■ Records for the task ■
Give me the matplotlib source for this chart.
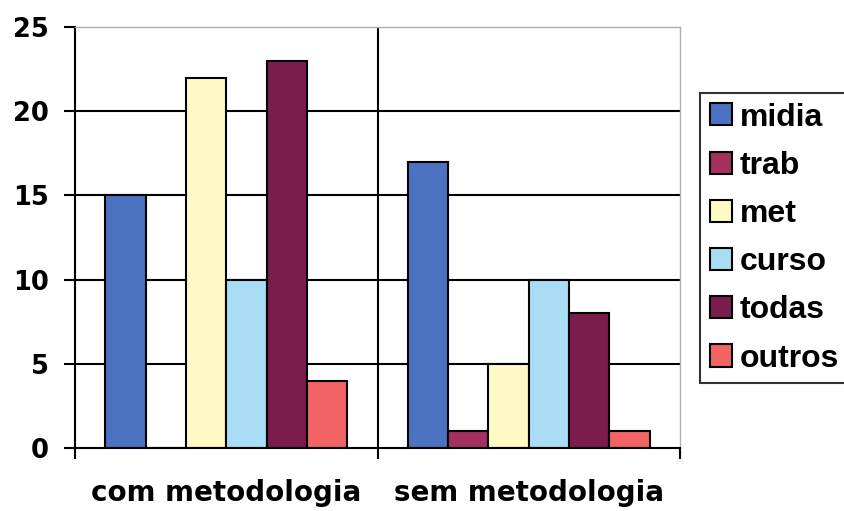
import matplotlib
matplotlib.use("Agg")
import matplotlib.pyplot as plt
import numpy as np

categories = ["com metodologia", "sem metodologia"]
series = ["midia", "trab", "met", "curso", "todas", "outros"]
midia = [15, 17]
trab = [0, 1]
met = [22, 5]
curso = [10, 10]
todas = [23, 8]
outros = [4, 1]
values = [midia, trab, met, curso, todas, outros]
colors = ["#4A72C0", "#A3305E", "#FFFAC4", "#A9DDF6", "#7A1D4D", "#F26464"]

plt.rcParams['font.family'] = ['Liberation Sans', 'DejaVu Sans']
plt.rcParams['font.weight'] = 'bold'

fig = plt.figure(figsize=(8.44, 5.11), dpi=100)
ax = fig.add_axes([75/844, 1-448/511, 605/844, 421/511])

x = np.arange(len(categories))
bw = 1/7.5
n = len(series)
for i, (name, vals, c) in enumerate(zip(series, values, colors)):
    offs = (i - (n-1)/2) * bw
    ax.bar(x + offs, vals, width=bw, color=c, edgecolor='black', linewidth=1.5, label=name, zorder=3)

ax.set_xlim(-0.5, 1.5)
ax.set_ylim(0, 25)
ax.set_yticks([0, 5, 10, 15, 20, 25])
ax.set_xticks([-0.5, 0.5, 1.5])
ax.set_xticklabels([])
ax.set_xticks(x, minor=True)
ax.set_xticklabels(categories, minor=True, fontsize=20, fontweight='bold', family='DejaVu Sans')
ax.tick_params(axis='x', which='minor', length=0, pad=22)
ax.tick_params(axis='x', which='major', length=8, width=1.5, direction='out')
ax.tick_params(axis='y', length=8, width=1.5, direction='out', labelsize=18.5, pad=11)
for lab in ax.get_yticklabels():
    lab.set_fontweight('bold')
    lab.set_family('DejaVu Sans')

for yv in [5, 10, 15, 20]:
    ax.axhline(yv, color='black', linewidth=1.5, zorder=1)
ax.axvline(0.5, color='black', linewidth=1.5, zorder=1)

ax.spines['left'].set_linewidth(1.5)
ax.spines['bottom'].set_linewidth(1.5)
ax.spines['bottom'].set_zorder(4)
ax.spines['top'].set_color('#b0b0b0')
ax.spines['right'].set_color('#b0b0b0')
ax.spines['top'].set_linewidth(1)
ax.spines['right'].set_linewidth(1)

leg = fig.legend(loc='upper left', bbox_to_anchor=(700/844, 1-93/511),
                 prop={'size': 23, 'weight': 'bold', 'family': 'Liberation Sans'},
                 frameon=True, fancybox=False,
                 edgecolor='black', handlelength=0.69, handleheight=0.69,
                 handletextpad=0.25, labelspacing=0.57, borderpad=0.3, borderaxespad=0)
leg.get_frame().set_linewidth(1.5)
for p in leg.get_patches():
    p.set_linewidth(1.5)

fig.savefig("out.png", dpi=100)
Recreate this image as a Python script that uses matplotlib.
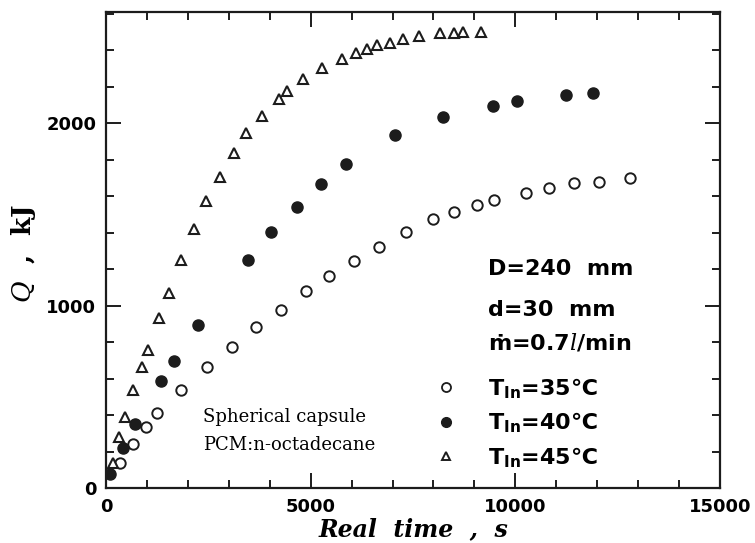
import numpy as np
import matplotlib
matplotlib.use("Agg")
import matplotlib.pyplot as plt
from matplotlib.lines import Line2D
from matplotlib.ticker import MultipleLocator

plt.rcParams['mathtext.fontset'] = 'custom'
plt.rcParams['mathtext.bf'] = 'DejaVu Sans:bold'
plt.rcParams['mathtext.it'] = 'DejaVu Serif:italic'

# Data (time in s, Q in kJ)
t35 = [341, 650, 974, 1258, 1826, 2466, 3075, 3668, 4277, 4886, 5436, 6069, 6670,
       7335, 8001, 8513, 9055, 9486, 10256, 10833, 11441, 12042, 12812]
q35 = [137, 241, 334, 411, 539, 666, 773, 882, 977, 1083, 1165, 1247, 1324,
       1406, 1474, 1514, 1551, 1580, 1616, 1644, 1671, 1680, 1699]

t40 = [97, 406, 706, 1332, 1655, 2247, 3464, 4034, 4657, 5251, 5859, 7052, 8235,
       9445, 10037, 11239, 11887]
q40 = [78, 222, 352, 588, 698, 895, 1251, 1406, 1543, 1667, 1777, 1934, 2036,
       2096, 2122, 2155, 2164]

t45 = [163, 324, 463, 665, 869, 1030, 1297, 1534, 1833, 2159, 2451, 2792, 3116,
       3425, 3805, 4236, 4423, 4813, 5282, 5777, 6103, 6371, 6614, 6938, 7247,
       7644, 8162, 8496, 8732, 9153]
q45 = [140, 283, 389, 539, 663, 758, 932, 1072, 1251, 1421, 1574, 1707, 1836,
       1945, 2040, 2135, 2179, 2243, 2301, 2352, 2387, 2405, 2429, 2442, 2460,
       2478, 2493, 2496, 2500, 2500]

labels = ["T$_\\mathbf{In}$=35\u2103", "T$_\\mathbf{In}$=40\u2103", "T$_\\mathbf{In}$=45\u2103"]

ink = '#1c1c1c'

fig = plt.figure(figsize=(7.55, 5.43), dpi=100)
ax = fig.add_axes([0.1404, 0.1007, 0.8132, 0.8772])

ax.plot(t35, q35, 'o', ls='none', ms=7.5, mfc='white', mec=ink, mew=1.4)
ax.plot(t40, q40, 'o', ls='none', ms=8.0, mfc=ink, mec=ink, mew=1.0)
ax.plot(t45, q45, '^', ls='none', ms=6.5, mfc='white', mec=ink, mew=1.5)

ax.set_xlim(0, 15000)
ax.set_ylim(0, 2610)
ax.xaxis.set_major_locator(MultipleLocator(5000))
ax.xaxis.set_minor_locator(MultipleLocator(1000))
ax.yaxis.set_major_locator(MultipleLocator(1000))
ax.yaxis.set_minor_locator(MultipleLocator(200))
ax.tick_params(which='both', direction='in', top=True, right=True, width=1.4, color=ink)
ax.tick_params(which='major', length=11, labelsize=13, pad=7)
ax.tick_params(which='minor', length=6)
for lab in ax.get_xticklabels() + ax.get_yticklabels():
    lab.set_fontweight('bold')
for sp in ax.spines.values():
    sp.set_linewidth(1.6)
    sp.set_color(ink)

ax.set_xlabel("Real  time  ,  s", family='DejaVu Serif', fontweight='bold',
              style='italic', fontsize=17, labelpad=1)
fig.text(23 / 755, 1 - 253 / 543, "$\\mathit{Q}$  ,  kJ", family='DejaVu Serif',
         fontweight='bold', fontsize=19, rotation=90, ha='center', va='center')

# condition notes
ax.text(0.622, 0.460, "D=240  mm", transform=ax.transAxes, fontsize=16,
        fontweight='bold', va='center')
ax.text(0.622, 0.374, "d=30  mm", transform=ax.transAxes, fontsize=16,
        fontweight='bold', va='center')
ax.text(0.622, 0.307, "\u1e41=0.7$\\mathit{l}$/min", transform=ax.transAxes, fontsize=16,
        fontweight='bold', va='center')
ax.text(0.158, 0.150, "Spherical capsule", transform=ax.transAxes, family='DejaVu Serif',
        fontsize=13, va='center')
ax.text(0.158, 0.091, "PCM:n-octadecane", transform=ax.transAxes, family='DejaVu Serif',
        fontsize=13, va='center')

handles = [
    Line2D([], [], marker='o', ls='none', ms=6.5, mfc='white', mec=ink, mew=1.3),
    Line2D([], [], marker='o', ls='none', ms=7.0, mfc=ink, mec=ink),
    Line2D([], [], marker='^', ls='none', ms=5.5, mfc='white', mec=ink, mew=1.4),
]
leg = ax.legend(handles, labels, loc='upper left', bbox_to_anchor=(0.536, 0.236),
                frameon=False, fontsize=16, handlelength=1.0, handletextpad=1.4,
                labelspacing=0.45, borderpad=0, borderaxespad=0)
for tx in leg.get_texts():
    tx.set_fontweight('bold')

fig.savefig("out.png", dpi=100)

■ Short exercise ■
Go back to the lines above and output, exactly as they stand, the ones from the line containing "Recreate this image" to the line containing "mfc='white', mec=ink, mew=1.5)". Leave all pictures behind.

■ Exercise answer ■
Recreate this image as a Python script that uses matplotlib.
import numpy as np
import matplotlib
matplotlib.use("Agg")
import matplotlib.pyplot as plt
from matplotlib.lines import Line2D
from matplotlib.ticker import MultipleLocator

plt.rcParams['mathtext.fontset'] = 'custom'
plt.rcParams['mathtext.bf'] = 'DejaVu Sans:bold'
plt.rcParams['mathtext.it'] = 'DejaVu Serif:italic'

# Data (time in s, Q in kJ)
t35 = [341, 650, 974, 1258, 1826, 2466, 3075, 3668, 4277, 4886, 5436, 6069, 6670,
       7335, 8001, 8513, 9055, 9486, 10256, 10833, 11441, 12042, 12812]
q35 = [137, 241, 334, 411, 539, 666, 773, 882, 977, 1083, 1165, 1247, 1324,
       1406, 1474, 1514, 1551, 1580, 1616, 1644, 1671, 1680, 1699]

t40 = [97, 406, 706, 1332, 1655, 2247, 3464, 4034, 4657, 5251, 5859, 7052, 8235,
       9445, 10037, 11239, 11887]
q40 = [78, 222, 352, 588, 698, 895, 1251, 1406, 1543, 1667, 1777, 1934, 2036,
       2096, 2122, 2155, 2164]

t45 = [163, 324, 463, 665, 869, 1030, 1297, 1534, 1833, 2159, 2451, 2792, 3116,
       3425, 3805, 4236, 4423, 4813, 5282, 5777, 6103, 6371, 6614, 6938, 7247,
       7644, 8162, 8496, 8732, 9153]
q45 = [140, 283, 389, 539, 663, 758, 932, 1072, 1251, 1421, 1574, 1707, 1836,
       1945, 2040, 2135, 2179, 2243, 2301, 2352, 2387, 2405, 2429, 2442, 2460,
       2478, 2493, 2496, 2500, 2500]

labels = ["T$_\\mathbf{In}$=35\u2103", "T$_\\mathbf{In}$=40\u2103", "T$_\\mathbf{In}$=45\u2103"]

ink = '#1c1c1c'

fig = plt.figure(figsize=(7.55, 5.43), dpi=100)
ax = fig.add_axes([0.1404, 0.1007, 0.8132, 0.8772])

ax.plot(t35, q35, 'o', ls='none', ms=7.5, mfc='white', mec=ink, mew=1.4)
ax.plot(t40, q40, 'o', ls='none', ms=8.0, mfc=ink, mec=ink, mew=1.0)
ax.plot(t45, q45, '^', ls='none', ms=6.5, mfc='white', mec=ink, mew=1.5)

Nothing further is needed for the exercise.